Feel free to cook for much longer than 3 hours! You could do this overnight, or you could even do it for a month if you really wanted to deepen the flavors!
Strain and reserve the liquid.
Blending the seared fish with the pancreas powder
Cooking the resulting sludge sous vide
The end result of this process will be a very cloudy liquid. If you want to achieve a sauce that looks more like a traditional fish sauce, you’ll need to clarify it. To do so:
Freeze the fish sauce until totally solid. I freeze mine in ice cube trays.

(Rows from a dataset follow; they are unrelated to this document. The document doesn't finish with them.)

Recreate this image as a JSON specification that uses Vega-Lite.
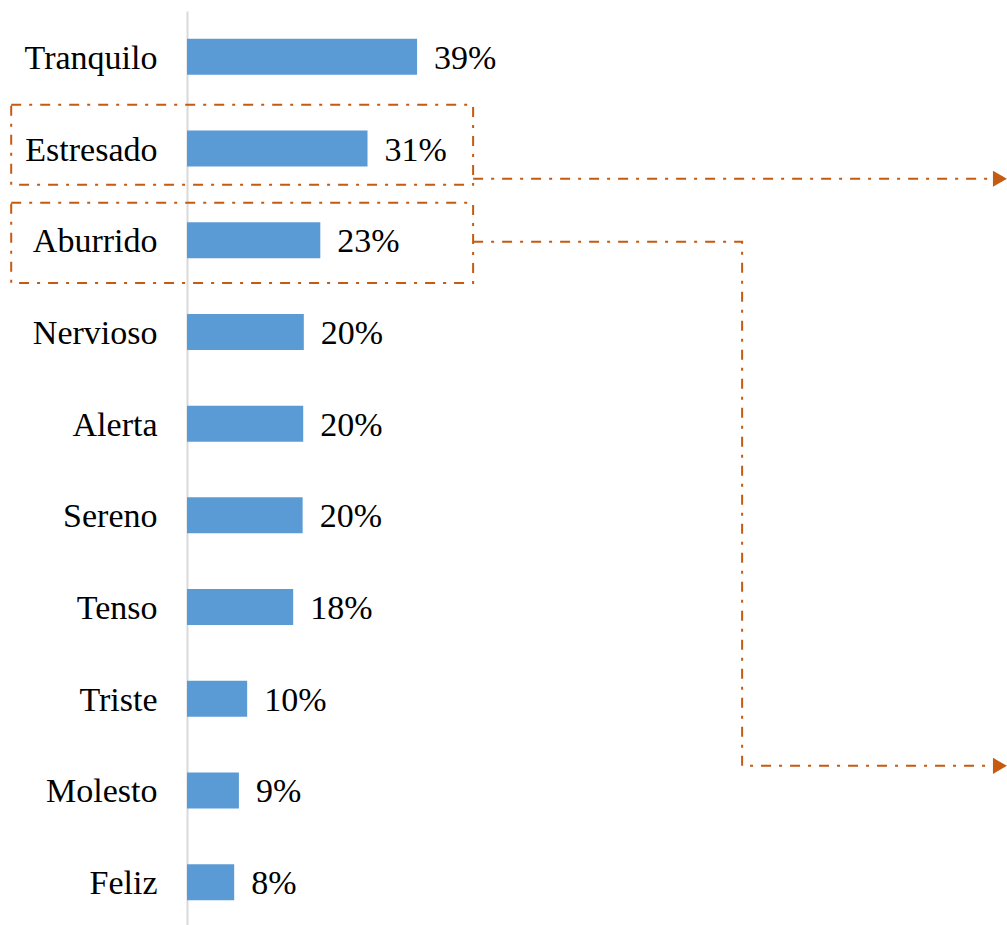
{
  "$schema": "https://vega.github.io/schema/vega-lite/v6.json",
  "autosize": "none",
  "width": 820,
  "height": 917,
  "padding": {"left": 187, "top": 11, "right": 0, "bottom": 0},
  "background": "white",
  "config": {"view": {"stroke": null}, "font": "Liberation Serif"},
  "resolve": {"scale": {"y": "independent"}},
  "layer": [
    {
      "data": {"values": [
        {"emocion": "Tranquilo", "pct": 0.39},
        {"emocion": "Estresado", "pct": 0.306},
        {"emocion": "Aburrido", "pct": 0.226},
        {"emocion": "Nervioso", "pct": 0.198},
        {"emocion": "Alerta", "pct": 0.197},
        {"emocion": "Sereno", "pct": 0.196},
        {"emocion": "Tenso", "pct": 0.18},
        {"emocion": "Triste", "pct": 0.102},
        {"emocion": "Molesto", "pct": 0.088},
        {"emocion": "Feliz", "pct": 0.08}
      ]},
      "encoding": {
        "y": {
          "field": "emocion", "type": "nominal", "sort": null,
          "scale": {"paddingInner": 0.607, "paddingOuter": 0.3035},
          "axis": {
            "title": null, "ticks": false, "labelPadding": 30, "labelOffset": 2,
            "labelFontSize": 34, "labelColor": "#000000", "labelFont": "Liberation Serif",
            "labelLimit": 0, "domainColor": "#D9D9D9", "domainWidth": 2
          }
        },
        "x": {"field": "pct", "type": "quantitative", "scale": {"domain": [0, 1.39], "nice": false}, "axis": null}
      },
      "layer": [
        {"mark": {"type": "bar", "color": "#5B9BD5"}},
        {
          "mark": {"type": "text", "align": "left", "baseline": "middle", "dx": 17, "dy": 2, "fontSize": 34, "color": "#000000", "font": "Liberation Serif"},
          "encoding": {"text": {"field": "pct", "type": "quantitative", "format": ".0%"}}
        }
      ]
    },
    {
      "data": {"values": [
        {"box": "Estresado", "x1": -0.298, "x2": 0.485, "y1": 1.023, "y2": 1.896},
        {"box": "Aburrido", "x1": -0.298, "x2": 0.485, "y1": 2.092, "y2": 2.965}
      ]},
      "mark": {"type": "rect", "fill": null, "stroke": "#C55A11", "strokeWidth": 2, "strokeDash": [10, 8, 3, 8]},
      "encoding": {
        "x": {"field": "x1", "type": "quantitative", "scale": {"domain": [0, 1.39], "nice": false}},
        "x2": {"field": "x2"},
        "y": {"field": "y1", "type": "quantitative", "scale": {"domain": [0, 10], "reverse": true, "nice": false, "zero": false}, "axis": null},
        "y2": {"field": "y2"}
      }
    },
    {
      "data": {"values": [
        {"path": "a", "i": 0, "x": 0.485, "y": 1.830},
        {"path": "a", "i": 1, "x": 1.37, "y": 1.830},
        {"path": "b", "i": 0, "x": 0.485, "y": 2.517},
        {"path": "b", "i": 1, "x": 0.941, "y": 2.517},
        {"path": "b", "i": 2, "x": 0.941, "y": 8.232},
        {"path": "b", "i": 3, "x": 1.37, "y": 8.232}
      ]},
      "mark": {"type": "line", "color": "#C55A11", "strokeWidth": 2, "strokeDash": [10, 8, 3, 8]},
      "encoding": {
        "x": {"field": "x", "type": "quantitative", "scale": {"domain": [0, 1.39], "nice": false}},
        "y": {"field": "y", "type": "quantitative", "scale": {"domain": [0, 10], "reverse": true, "nice": false, "zero": false}, "axis": null},
        "detail": {"field": "path"},
        "order": {"field": "i"}
      }
    },
    {
      "data": {"values": [
        {"x": 1.378, "y": 1.830},
        {"x": 1.378, "y": 8.232}
      ]},
      "mark": {"type": "point", "shape": "triangle-right", "filled": true, "color": "#C55A11", "size": 260, "opacity": 1},
      "encoding": {
        "x": {"field": "x", "type": "quantitative", "scale": {"domain": [0, 1.39], "nice": false}},
        "y": {"field": "y", "type": "quantitative", "scale": {"domain": [0, 10], "reverse": true, "nice": false, "zero": false}, "axis": null}
      }
    }
  ]
}
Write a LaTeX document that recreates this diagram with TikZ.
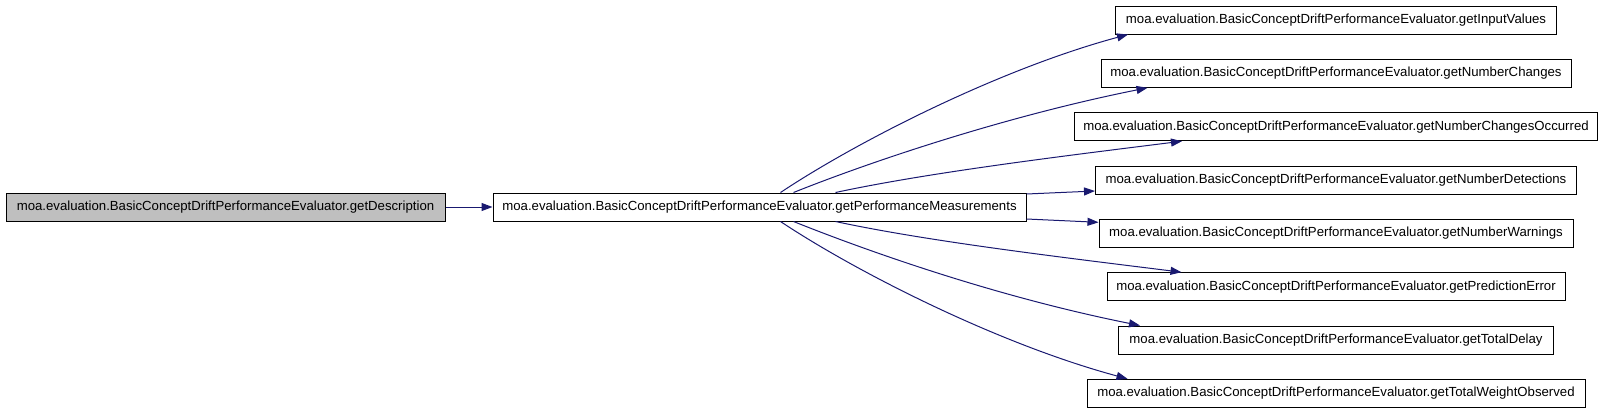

Transfer the frozen fish sauce to a fine strainer placed over a container in the fridge. As the fish sauce defrosts, clear liquid will strain into the container while leaving the impurities in the strainer above.
After straining but before clarifying
After clarifying with the freezer method
PRESERVING YOUR Fish Sauce
Unlike a traditional fish sauce, this sauce isn’t preserved yet. There are many methods for preserving your fish sauce, but the most obvious method is to add salt. You should do this step after clarifying.
It’s difficult to recommend the exact salt level necessary to preserve a fish sauce without measuring its water activity, so I recommend the following conservative options:
Add 11% salt to store your sauce in the fridge.
Add 20% salt to store your sauce at room temperature.
You can add much less salt (e.g. salt to taste) if you plan to refrigerate then use your garum in just a few days.